If anyone else is afflicted with this – I honestly don’t know if this is normal – the first rule is to trust that voice. Write down however much you’re given and trust it as you build the rest of the novel, then trust it as you resume writing. This is harder than it seems. I always have an almost unbearable temptation to go back and edit those "given" sentences and make them more grammatical or more whatever. This is always a mistake.

Also, when writing after that, it is important to try to keep the voice consistent with those first sentences. Weirdly, if the book is going well, after a while it’s not an effort.

So, what if the voice isn’t there? Well... I also experience this. Note above "most of my books" but not all of them start with the character and the voice. Sometimes I have a great idea. Or worse, an idea that sold, but the voice won’t come.
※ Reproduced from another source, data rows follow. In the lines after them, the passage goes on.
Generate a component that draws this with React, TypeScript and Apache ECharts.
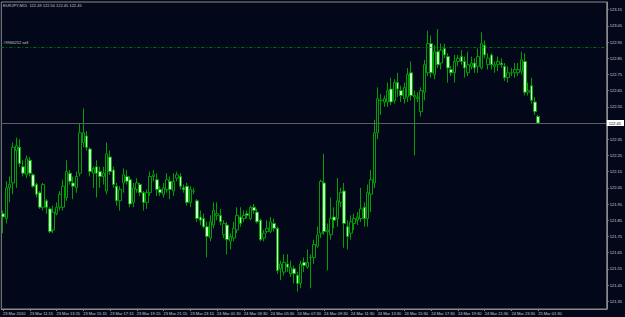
import React, { useEffect, useRef } from "react";
import * as echarts from "echarts";

const symbolTitle = "EURJPY,M15  122.49 122.50 122.45 122.45";
const orderLabel = "#9966252 sell";
const orderPrice = 122.92;
const lastPrice = 122.45;

const opens = [
  121.89, 121.86, 122.05, 122.08, 122.28, 122.30, 122.18, 122.13, 122.22, 122.13,
  122.07, 122.02, 121.93, 121.97, 121.92, 121.79, 121.89, 121.93, 121.93, 121.99,
  122.14, 122.08, 122.05, 122.14, 122.33, 122.37, 122.29, 122.14, 122.18, 122.15,
  122.12, 122.03, 122.24, 122.16, 122.06, 121.97, 122.08, 122.12, 122.10, 121.96,
  122.04, 122.07, 122.02, 121.96, 122.02, 122.12, 122.10, 122.04, 122.01, 122.04,
  122.09, 122.03, 122.11, 122.12, 122.05, 122.06, 121.96, 122.03, 121.97, 121.87,
  121.86, 121.81, 121.74, 121.82, 121.88, 121.88, 121.76, 121.82, 121.72, 121.74,
  121.79, 121.87, 121.86, 121.89, 121.86, 121.93, 121.90, 121.85, 121.74, 121.78,
  121.78, 121.83, 121.80, 121.55, 121.53, 121.58, 121.52, 121.55, 121.51, 121.46,
  121.59, 121.56, 121.62, 121.62, 121.69, 121.77, 122.08, 121.78, 121.76, 121.87,
  121.86, 121.96, 122.03, 121.81, 121.77, 121.83, 121.85, 121.86, 121.93, 121.86,
  122.01, 122.08, 122.39, 122.59, 122.58, 122.58, 122.66, 122.59, 122.70, 122.65,
  122.60, 122.61, 122.76, 122.61, 122.60, 122.52, 122.64, 122.76, 122.94, 122.75,
  122.89, 122.82, 122.91, 122.86, 122.78, 122.76, 122.83, 122.86, 122.83, 122.76,
  122.80, 122.82, 122.80, 122.79, 122.93, 122.81, 122.87, 122.80, 122.81, 122.82,
  122.80, 122.73, 122.76, 122.76, 122.76, 122.77, 122.83, 122.64, 122.68, 122.58,
  122.49,
];
const highs = [
  121.91, 122.09, 122.12, 122.33, 122.36, 122.35, 122.22, 122.25, 122.24, 122.14,
  122.08, 122.03, 122.08, 121.98, 121.93, 121.94, 121.96, 122.03, 122.10, 122.22,
  122.16, 122.12, 122.15, 122.45, 122.54, 122.40, 122.30, 122.18, 122.22, 122.18,
  122.18, 122.33, 122.28, 122.18, 122.08, 122.06, 122.17, 122.16, 122.12, 122.08,
  122.11, 122.08, 122.03, 122.04, 122.15, 122.16, 122.14, 122.06, 122.08, 122.14,
  122.12, 122.14, 122.15, 122.14, 122.07, 122.08, 122.06, 122.05, 121.98, 121.91,
  121.89, 121.84, 121.88, 121.96, 121.96, 121.92, 121.85, 121.84, 121.77, 121.84,
  121.93, 121.93, 121.91, 121.91, 121.94, 121.95, 121.92, 121.86, 121.79, 121.85,
  121.87, 121.86, 121.81, 121.60, 121.64, 121.64, 121.60, 121.57, 121.53, 121.60,
  121.62, 121.67, 121.64, 121.73, 121.81, 122.10, 122.26, 121.83, 121.99, 121.93,
  122.11, 122.05, 122.08, 121.85, 121.88, 121.89, 121.90, 122.05, 121.96, 122.07,
  122.16, 122.47, 122.67, 122.63, 122.62, 122.70, 122.73, 122.72, 122.76, 122.68,
  122.70, 122.79, 122.83, 122.65, 122.64, 122.67, 122.84, 123.02, 122.99, 122.93,
  123.03, 122.94, 122.94, 122.88, 122.80, 122.87, 122.87, 122.90, 122.86, 122.89,
  122.86, 122.85, 122.91, 123.01, 122.96, 122.88, 122.88, 122.83, 122.86, 122.85,
  122.82, 122.80, 122.79, 122.82, 122.82, 122.89, 122.88, 122.70, 122.73, 122.61,
  122.50,
];
const lows = [
  121.77, 121.83, 121.96, 122.01, 122.05, 122.18, 122.12, 122.11, 122.12, 122.05,
  121.99, 121.92, 121.91, 121.89, 121.77, 121.77, 121.88, 121.91, 121.91, 121.97,
  122.07, 121.98, 122.02, 122.12, 122.30, 122.28, 122.12, 122.05, 121.99, 122.05,
  122.07, 122.01, 122.13, 122.05, 121.94, 121.91, 122.02, 122.07, 121.93, 121.93,
  122.02, 122.00, 121.91, 121.92, 122.00, 122.09, 122.00, 122.00, 121.99, 122.02,
  121.98, 122.00, 122.09, 122.04, 122.02, 121.94, 121.93, 122.01, 121.84, 121.82,
  121.80, 121.62, 121.72, 121.80, 121.85, 121.82, 121.74, 121.64, 121.67, 121.72,
  121.77, 121.81, 121.84, 121.86, 121.85, 121.89, 121.83, 121.72, 121.72, 121.77,
  121.77, 121.78, 121.52, 121.48, 121.51, 121.53, 121.50, 121.46, 121.41, 121.43,
  121.53, 121.55, 121.43, 121.58, 121.68, 121.74, 121.76, 121.54, 121.73, 121.80,
  121.81, 121.93, 121.68, 121.67, 121.73, 121.79, 121.82, 121.84, 121.81, 121.81,
  121.90, 122.05, 122.35, 122.50, 122.55, 122.55, 122.56, 122.57, 122.61, 122.58,
  122.57, 122.58, 122.59, 122.25, 122.58, 122.49, 122.59, 122.74, 122.73, 122.72,
  122.79, 122.78, 122.85, 122.70, 122.74, 122.70, 122.80, 122.81, 122.73, 122.74,
  122.78, 122.76, 122.76, 122.78, 122.85, 122.78, 122.78, 122.76, 122.77, 122.79,
  122.71, 122.70, 122.74, 122.73, 122.74, 122.75, 122.62, 122.62, 122.57, 122.50,
  122.45,
];
const closes = [
  121.87, 122.05, 122.07, 122.30, 122.31, 122.20, 122.14, 122.23, 122.14, 122.06,
  122.01, 121.93, 122.07, 121.93, 121.78, 121.90, 121.93, 122.01, 122.06, 122.15,
  122.09, 122.06, 122.12, 122.39, 122.39, 122.30, 122.15, 122.17, 122.14, 122.12,
  122.14, 122.26, 122.15, 122.07, 121.97, 122.04, 122.13, 122.09, 121.95, 122.05,
  122.08, 122.02, 121.96, 122.02, 122.12, 122.13, 122.04, 122.02, 122.05, 122.10,
  122.04, 122.09, 122.13, 122.06, 122.04, 121.96, 122.04, 122.03, 121.86, 121.85,
  121.81, 121.75, 121.84, 121.91, 121.89, 121.84, 121.83, 121.73, 121.75, 121.80,
  121.88, 121.83, 121.88, 121.88, 121.93, 121.91, 121.84, 121.73, 121.77, 121.80,
  121.84, 121.80, 121.54, 121.58, 121.59, 121.56, 121.56, 121.52, 121.46, 121.58,
  121.57, 121.59, 121.62, 121.70, 121.76, 122.09, 121.78, 121.79, 121.86, 121.85,
  121.97, 122.02, 121.83, 121.75, 121.84, 121.86, 121.87, 121.92, 121.86, 122.02,
  122.10, 122.39, 122.60, 122.59, 122.60, 122.65, 122.58, 122.70, 122.66, 122.62,
  122.67, 122.75, 122.62, 122.62, 122.61, 122.65, 122.81, 122.94, 122.76, 122.89,
  122.81, 122.90, 122.87, 122.79, 122.76, 122.83, 122.85, 122.83, 122.79, 122.81,
  122.82, 122.79, 122.86, 122.94, 122.87, 122.85, 122.81, 122.81, 122.83, 122.81,
  122.73, 122.76, 122.76, 122.78, 122.78, 122.84, 122.64, 122.65, 122.59, 122.52,
  122.45,
];

const timeTickLabels = [
  "23 Mar 2010", "23 Mar 11:15", "23 Mar 13:15", "23 Mar 15:15", "23 Mar 17:15",
  "23 Mar 19:15", "23 Mar 21:15", "23 Mar 23:15", "24 Mar 01:30", "24 Mar 03:30",
  "24 Mar 05:30", "24 Mar 07:30", "24 Mar 09:30", "24 Mar 11:30", "24 Mar 13:30",
  "24 Mar 15:30", "24 Mar 17:30", "24 Mar 19:30", "24 Mar 21:30", "24 Mar 23:30",
  "25 Mar 01:30",
];

const priceTicks = [
  121.35, 121.45, 121.55, 121.65, 121.75, 121.85, 121.95, 122.05, 122.15, 122.25,
  122.35, 122.45, 122.55, 122.65, 122.75, 122.85, 122.95, 123.05, 123.15,
];

const TOTAL_SLOTS = 181;
const FONT = "Liberation Sans, Arial, sans-serif";

function buildCategories(): string[] {
  const out: string[] = [];
  for (let i = 0; i < TOTAL_SLOTS; i++) {
    if (i >= opens.length) {
      out.push("");
      continue;
    }
    const minutes = 9 * 60 + 15 + 15 * i + (i >= 57 ? 15 : 0);
    const day = 23 + Math.floor(minutes / 1440);
    const m = minutes % 1440;
    const hh = String(Math.floor(m / 60)).padStart(2, "0");
    const mm = String(m % 60).padStart(2, "0");
    out.push(`${day} Mar ${hh}:${mm}`);
  }
  return out;
}

export default function App() {
  const ref = useRef<HTMLDivElement | null>(null);

  useEffect(() => {
    if (!ref.current) return;
    const chart = echarts.init(ref.current, undefined, { renderer: "svg" });
    const categories = buildCategories();
    const data = opens.map((o, i) => [o, closes[i], lows[i], highs[i]]);

    chart.setOption({
      animation: false,
      backgroundColor: "#02081a",
      textStyle: { fontFamily: FONT },
      title: {
        text: symbolTitle,
        left: 3,
        top: 3,
        padding: 0,
        textStyle: { fontSize: 4, color: "#c8c8c8", fontWeight: "normal", fontFamily: FONT },
      },
      grid: {
        left: 1,
        right: 16,
        top: 2,
        bottom: 8,
        show: true,
        borderColor: "#8a8a8a",
        borderWidth: 1,
        backgroundColor: "transparent",
      },
      xAxis: {
        type: "category",
        data: categories,
        boundaryGap: true,
        axisLine: { show: true, lineStyle: { color: "#8a8a8a", width: 1 } },
        axisTick: {
          show: true,
          length: 2,
          alignWithLabel: true,
          interval: (idx: number) => idx % 8 === 0 && idx < opens.length,
          lineStyle: { color: "#8a8a8a" },
        },
        axisLabel: {
          show: true,
          interval: (idx: number) => idx % 8 === 0 && idx < opens.length,
          formatter: (_v: string, idx: number) => timeTickLabels[idx / 8] ?? "",
          fontSize: 4,
          color: "#d0d0d0",
          align: "left",
          margin: 2,
          fontFamily: FONT,
        },
        splitLine: { show: false },
      },
      yAxis: {
        type: "value",
        position: "right",
        min: 121.302,
        max: 123.197,
        scale: true,
        splitLine: { show: false },
        axisLine: { show: true, lineStyle: { color: "#8a8a8a", width: 1 } },
        axisTick: { show: true, length: 2, customValues: priceTicks, lineStyle: { color: "#8a8a8a" } },
        axisLabel: {
          show: true,
          customValues: priceTicks,
          formatter: (v: number) => v.toFixed(2),
          fontSize: 4,
          color: "#d0d0d0",
          margin: 3,
          fontFamily: FONT,
        },
      },
      series: [
        {
          type: "candlestick",
          data,
          barWidth: 3,
          itemStyle: {
            color: "#02081a",
            color0: "#c8ffc8",
            borderColor: "#00a000",
            borderColor0: "#00a000",
            borderColorDoji: "#00a000",
            borderWidth: 1,
          },
          markLine: {
            silent: true,
            symbol: "none",
            animation: false,
            data: [
              {
                yAxis: orderPrice,
                lineStyle: { color: "#007000", type: [3, 2, 1, 2], width: 1 },
                label: {
                  show: true,
                  position: "insideStartTop",
                  formatter: orderLabel,
                  color: "#c8c8c8",
                  fontSize: 4,
                  distance: [2, 2],
                  fontFamily: FONT,
                },
              },
              {
                yAxis: lastPrice,
                lineStyle: { color: "#5e5e5e", type: "solid", width: 1 },
                label: {
                  show: true,
                  position: "end",
                  formatter: lastPrice.toFixed(2),
                  color: "#000000",
                  backgroundColor: "#ffffff",
                  padding: [1, 3, 1, 2],
                  fontSize: 4,
                  distance: 0,
                  fontFamily: FONT,
                },
              },
            ],
          },
        },
      ],
    });

    return () => chart.dispose();
  }, []);

  return (
    <div
      ref={ref}
      style={{ position: "fixed", left: 0, top: 0, width: 625, height: 317 }}
    />
  );
}
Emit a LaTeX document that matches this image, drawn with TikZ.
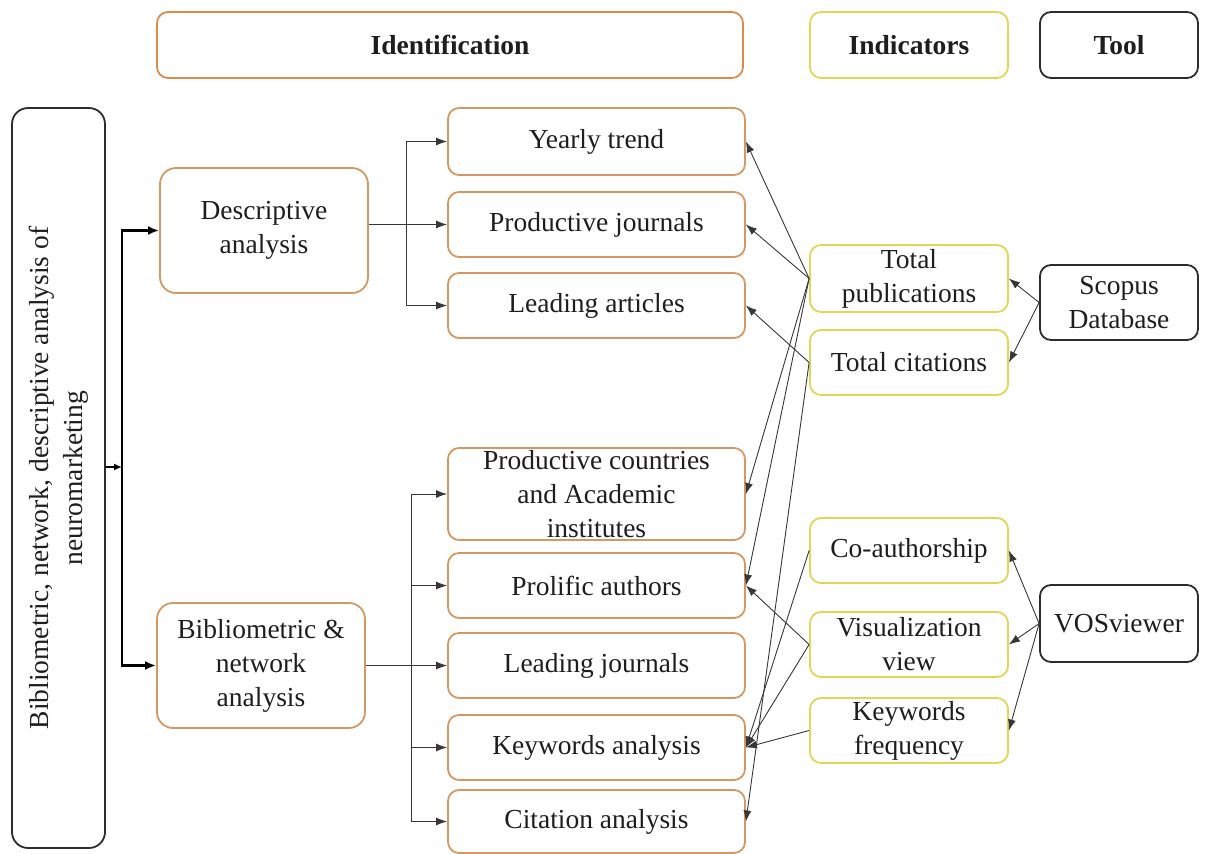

Again, my advice will sound at best silly and at worst useless, but it’s what I do – cold comfort though it is, I advise you to seek the voice. Try it out. Give it some time, then try it out again. Think the book, immerse yourself in it. Think of the character, the character’s situation, what the character wants. Then try again. My record is two hundred and some first pages, but the voice did eventually come. Sometimes – again at the risk of being silly – it helps if you use a different medium to write those first two pages. Like, take a notepad and pen and try it long hand. Something about the shift jugs your subconscious lose.

But above all remember the important thing about voice is confidence. Your confidence in the voice translates to the page which in turn translates into reader confidence in what you are saying. So work on it, but don’t over think it and don’t doubt it.

Curiously, for those three people who aren’t tired of hearing about my art-class experiences, this translates to art. My art teacher says confidence and a distinctive, self-consistent style will carry the day over accurate technique and careful execution.

So, go forth, be confident, and have the courage to trust your words. PARTICULARLY when you’re telling made up stories.